» Instructions for the task
Transcribe all of the material exactly. Any picture in it should be left out.

+--

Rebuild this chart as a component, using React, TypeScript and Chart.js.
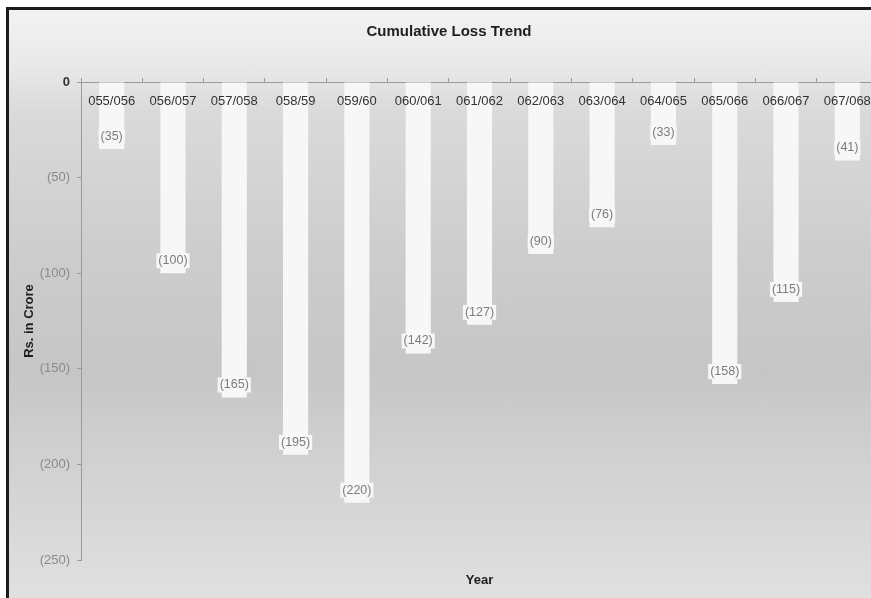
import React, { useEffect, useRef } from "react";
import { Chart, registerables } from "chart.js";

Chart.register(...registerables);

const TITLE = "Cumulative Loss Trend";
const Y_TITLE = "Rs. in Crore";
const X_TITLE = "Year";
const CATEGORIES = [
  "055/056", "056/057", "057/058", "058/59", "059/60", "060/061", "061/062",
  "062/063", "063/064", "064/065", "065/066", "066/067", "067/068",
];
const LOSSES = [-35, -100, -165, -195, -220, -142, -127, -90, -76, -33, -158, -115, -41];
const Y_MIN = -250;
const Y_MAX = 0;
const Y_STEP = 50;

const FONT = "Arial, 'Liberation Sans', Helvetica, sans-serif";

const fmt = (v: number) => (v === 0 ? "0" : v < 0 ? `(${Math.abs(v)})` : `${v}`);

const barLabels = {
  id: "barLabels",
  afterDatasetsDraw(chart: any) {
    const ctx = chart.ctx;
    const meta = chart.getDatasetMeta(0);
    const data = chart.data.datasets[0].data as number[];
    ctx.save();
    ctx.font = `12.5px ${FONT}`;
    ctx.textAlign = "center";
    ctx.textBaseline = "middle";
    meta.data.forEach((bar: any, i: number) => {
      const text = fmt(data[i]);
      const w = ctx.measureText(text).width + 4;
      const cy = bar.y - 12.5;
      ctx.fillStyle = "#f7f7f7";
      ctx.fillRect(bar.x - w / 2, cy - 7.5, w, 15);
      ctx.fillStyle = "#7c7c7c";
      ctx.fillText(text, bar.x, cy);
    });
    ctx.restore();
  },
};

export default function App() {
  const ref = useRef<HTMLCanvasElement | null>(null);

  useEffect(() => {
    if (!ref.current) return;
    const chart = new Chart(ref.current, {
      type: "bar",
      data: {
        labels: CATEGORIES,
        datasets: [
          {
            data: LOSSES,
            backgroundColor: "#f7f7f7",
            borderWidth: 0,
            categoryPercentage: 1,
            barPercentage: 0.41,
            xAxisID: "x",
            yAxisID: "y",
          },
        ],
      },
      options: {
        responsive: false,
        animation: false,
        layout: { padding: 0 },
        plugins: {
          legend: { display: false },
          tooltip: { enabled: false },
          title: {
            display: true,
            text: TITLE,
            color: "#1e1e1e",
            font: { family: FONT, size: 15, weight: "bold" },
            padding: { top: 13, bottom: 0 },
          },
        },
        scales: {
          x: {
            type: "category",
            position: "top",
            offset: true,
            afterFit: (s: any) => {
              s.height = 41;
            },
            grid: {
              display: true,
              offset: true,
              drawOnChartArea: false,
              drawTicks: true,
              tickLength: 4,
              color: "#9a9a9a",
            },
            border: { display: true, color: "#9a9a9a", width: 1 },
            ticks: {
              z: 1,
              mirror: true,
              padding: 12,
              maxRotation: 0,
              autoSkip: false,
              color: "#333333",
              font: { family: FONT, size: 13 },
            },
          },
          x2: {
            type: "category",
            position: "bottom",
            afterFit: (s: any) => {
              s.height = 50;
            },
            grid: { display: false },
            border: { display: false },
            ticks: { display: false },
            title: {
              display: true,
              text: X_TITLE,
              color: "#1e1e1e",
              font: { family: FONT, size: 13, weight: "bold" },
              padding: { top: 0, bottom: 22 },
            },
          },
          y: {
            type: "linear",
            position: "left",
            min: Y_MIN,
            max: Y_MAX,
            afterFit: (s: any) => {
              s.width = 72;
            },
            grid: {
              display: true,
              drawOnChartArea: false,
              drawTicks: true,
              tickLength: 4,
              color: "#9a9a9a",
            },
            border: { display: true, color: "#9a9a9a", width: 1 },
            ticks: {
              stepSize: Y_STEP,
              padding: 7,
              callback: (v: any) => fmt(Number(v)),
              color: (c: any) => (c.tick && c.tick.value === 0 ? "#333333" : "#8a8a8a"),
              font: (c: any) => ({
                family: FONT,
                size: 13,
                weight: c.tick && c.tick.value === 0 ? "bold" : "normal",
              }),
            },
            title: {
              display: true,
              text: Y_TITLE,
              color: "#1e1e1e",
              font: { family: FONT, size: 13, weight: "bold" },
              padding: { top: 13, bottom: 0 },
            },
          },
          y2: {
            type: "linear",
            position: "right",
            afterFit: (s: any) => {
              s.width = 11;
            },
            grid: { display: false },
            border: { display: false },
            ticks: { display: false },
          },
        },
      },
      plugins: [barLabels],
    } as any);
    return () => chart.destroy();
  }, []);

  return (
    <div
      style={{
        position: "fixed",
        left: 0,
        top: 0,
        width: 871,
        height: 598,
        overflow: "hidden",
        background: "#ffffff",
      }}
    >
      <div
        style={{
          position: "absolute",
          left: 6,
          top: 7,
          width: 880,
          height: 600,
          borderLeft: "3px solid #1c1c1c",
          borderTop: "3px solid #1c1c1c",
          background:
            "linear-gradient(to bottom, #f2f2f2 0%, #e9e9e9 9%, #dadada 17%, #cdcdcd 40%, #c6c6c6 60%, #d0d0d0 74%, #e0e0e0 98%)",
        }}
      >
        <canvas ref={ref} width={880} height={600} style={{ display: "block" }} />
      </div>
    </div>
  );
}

+--

» Solution to the exercise
Rebuild this chart as a component, using React, TypeScript and Chart.js.
import React, { useEffect, useRef } from "react";
import { Chart, registerables } from "chart.js";

Chart.register(...registerables);

const TITLE = "Cumulative Loss Trend";
const Y_TITLE = "Rs. in Crore";
const X_TITLE = "Year";
const CATEGORIES = [
  "055/056", "056/057", "057/058", "058/59", "059/60", "060/061", "061/062",
  "062/063", "063/064", "064/065", "065/066", "066/067", "067/068",
];
const LOSSES = [-35, -100, -165, -195, -220, -142, -127, -90, -76, -33, -158, -115, -41];
const Y_MIN = -250;
const Y_MAX = 0;
const Y_STEP = 50;

const FONT = "Arial, 'Liberation Sans', Helvetica, sans-serif";

const fmt = (v: number) => (v === 0 ? "0" : v < 0 ? `(${Math.abs(v)})` : `${v}`);

const barLabels = {
  id: "barLabels",
  afterDatasetsDraw(chart: any) {
    const ctx = chart.ctx;
    const meta = chart.getDatasetMeta(0);
    const data = chart.data.datasets[0].data as number[];
    ctx.save();
    ctx.font = `12.5px ${FONT}`;
    ctx.textAlign = "center";
    ctx.textBaseline = "middle";
    meta.data.forEach((bar: any, i: number) => {
      const text = fmt(data[i]);
      const w = ctx.measureText(text).width + 4;
      const cy = bar.y - 12.5;
      ctx.fillStyle = "#f7f7f7";
      ctx.fillRect(bar.x - w / 2, cy - 7.5, w, 15);
      ctx.fillStyle = "#7c7c7c";
      ctx.fillText(text, bar.x, cy);
    });
    ctx.restore();
  },
};

export default function App() {
  const ref = useRef<HTMLCanvasElement | null>(null);

  useEffect(() => {
    if (!ref.current) return;
    const chart = new Chart(ref.current, {
      type: "bar",
      data: {
        labels: CATEGORIES,
        datasets: [
          {
            data: LOSSES,
            backgroundColor: "#f7f7f7",
            borderWidth: 0,
            categoryPercentage: 1,
            barPercentage: 0.41,
            xAxisID: "x",
            yAxisID: "y",
          },
        ],
      },
      options: {
        responsive: false,
        animation: false,
        layout: { padding: 0 },
        plugins: {
          legend: { display: false },
          tooltip: { enabled: false },
          title: {
            display: true,
            text: TITLE,
            color: "#1e1e1e",
            font: { family: FONT, size: 15, weight: "bold" },
            padding: { top: 13, bottom: 0 },
          },
        },
        scales: {
          x: {
            type: "category",
            position: "top",
            offset: true,
            afterFit: (s: any) => {
              s.height = 41;
            },
            grid: {
              display: true,
              offset: true,
              drawOnChartArea: false,
              drawTicks: true,
              tickLength: 4,
              color: "#9a9a9a",
            },
            border: { display: true, color: "#9a9a9a", width: 1 },
            ticks: {
              z: 1,
              mirror: true,
              padding: 12,
              maxRotation: 0,
              autoSkip: false,
              color: "#333333",
              font: { family: FONT, size: 13 },
            },
          },
          x2: {
            type: "category",
            position: "bottom",
            afterFit: (s: any) => {
              s.height = 50;
            },
            grid: { display: false },
            border: { display: false },
            ticks: { display: false },
            title: {
              display: true,
              text: X_TITLE,
              color: "#1e1e1e",
              font: { family: FONT, size: 13, weight: "bold" },
              padding: { top: 0, bottom: 22 },
            },
          },
          y: {
            type: "linear",
            position: "left",
            min: Y_MIN,
            max: Y_MAX,
            afterFit: (s: any) => {
              s.width = 72;
            },
            grid: {
              display: true,
              drawOnChartArea: false,
              drawTicks: true,
              tickLength: 4,
              color: "#9a9a9a",
            },
            border: { display: true, color: "#9a9a9a", width: 1 },
            ticks: {
              stepSize: Y_STEP,
              padding: 7,
              callback: (v: any) => fmt(Number(v)),
              color: (c: any) => (c.tick && c.tick.value === 0 ? "#333333" : "#8a8a8a"),
              font: (c: any) => ({
                family: FONT,
                size: 13,
                weight: c.tick && c.tick.value === 0 ? "bold" : "normal",
              }),
            },
            title: {
              display: true,
              text: Y_TITLE,
              color: "#1e1e1e",
              font: { family: FONT, size: 13, weight: "bold" },
              padding: { top: 13, bottom: 0 },
            },
          },
          y2: {
            type: "linear",
            position: "right",
            afterFit: (s: any) => {
              s.width = 11;
            },
            grid: { display: false },
            border: { display: false },
            ticks: { display: false },
          },
        },
      },
      plugins: [barLabels],
    } as any);
    return () => chart.destroy();
  }, []);

  return (
    <div
      style={{
        position: "fixed",
        left: 0,
        top: 0,
        width: 871,
        height: 598,
        overflow: "hidden",
        background: "#ffffff",
      }}
    >
      <div
        style={{
          position: "absolute",
          left: 6,
          top: 7,
          width: 880,
          height: 600,
          borderLeft: "3px solid #1c1c1c",
          borderTop: "3px solid #1c1c1c",
          background:
            "linear-gradient(to bottom, #f2f2f2 0%, #e9e9e9 9%, #dadada 17%, #cdcdcd 40%, #c6c6c6 60%, #d0d0d0 74%, #e0e0e0 98%)",
        }}
      >
        <canvas ref={ref} width={880} height={600} style={{ display: "block" }} />
      </div>
    </div>
  );
}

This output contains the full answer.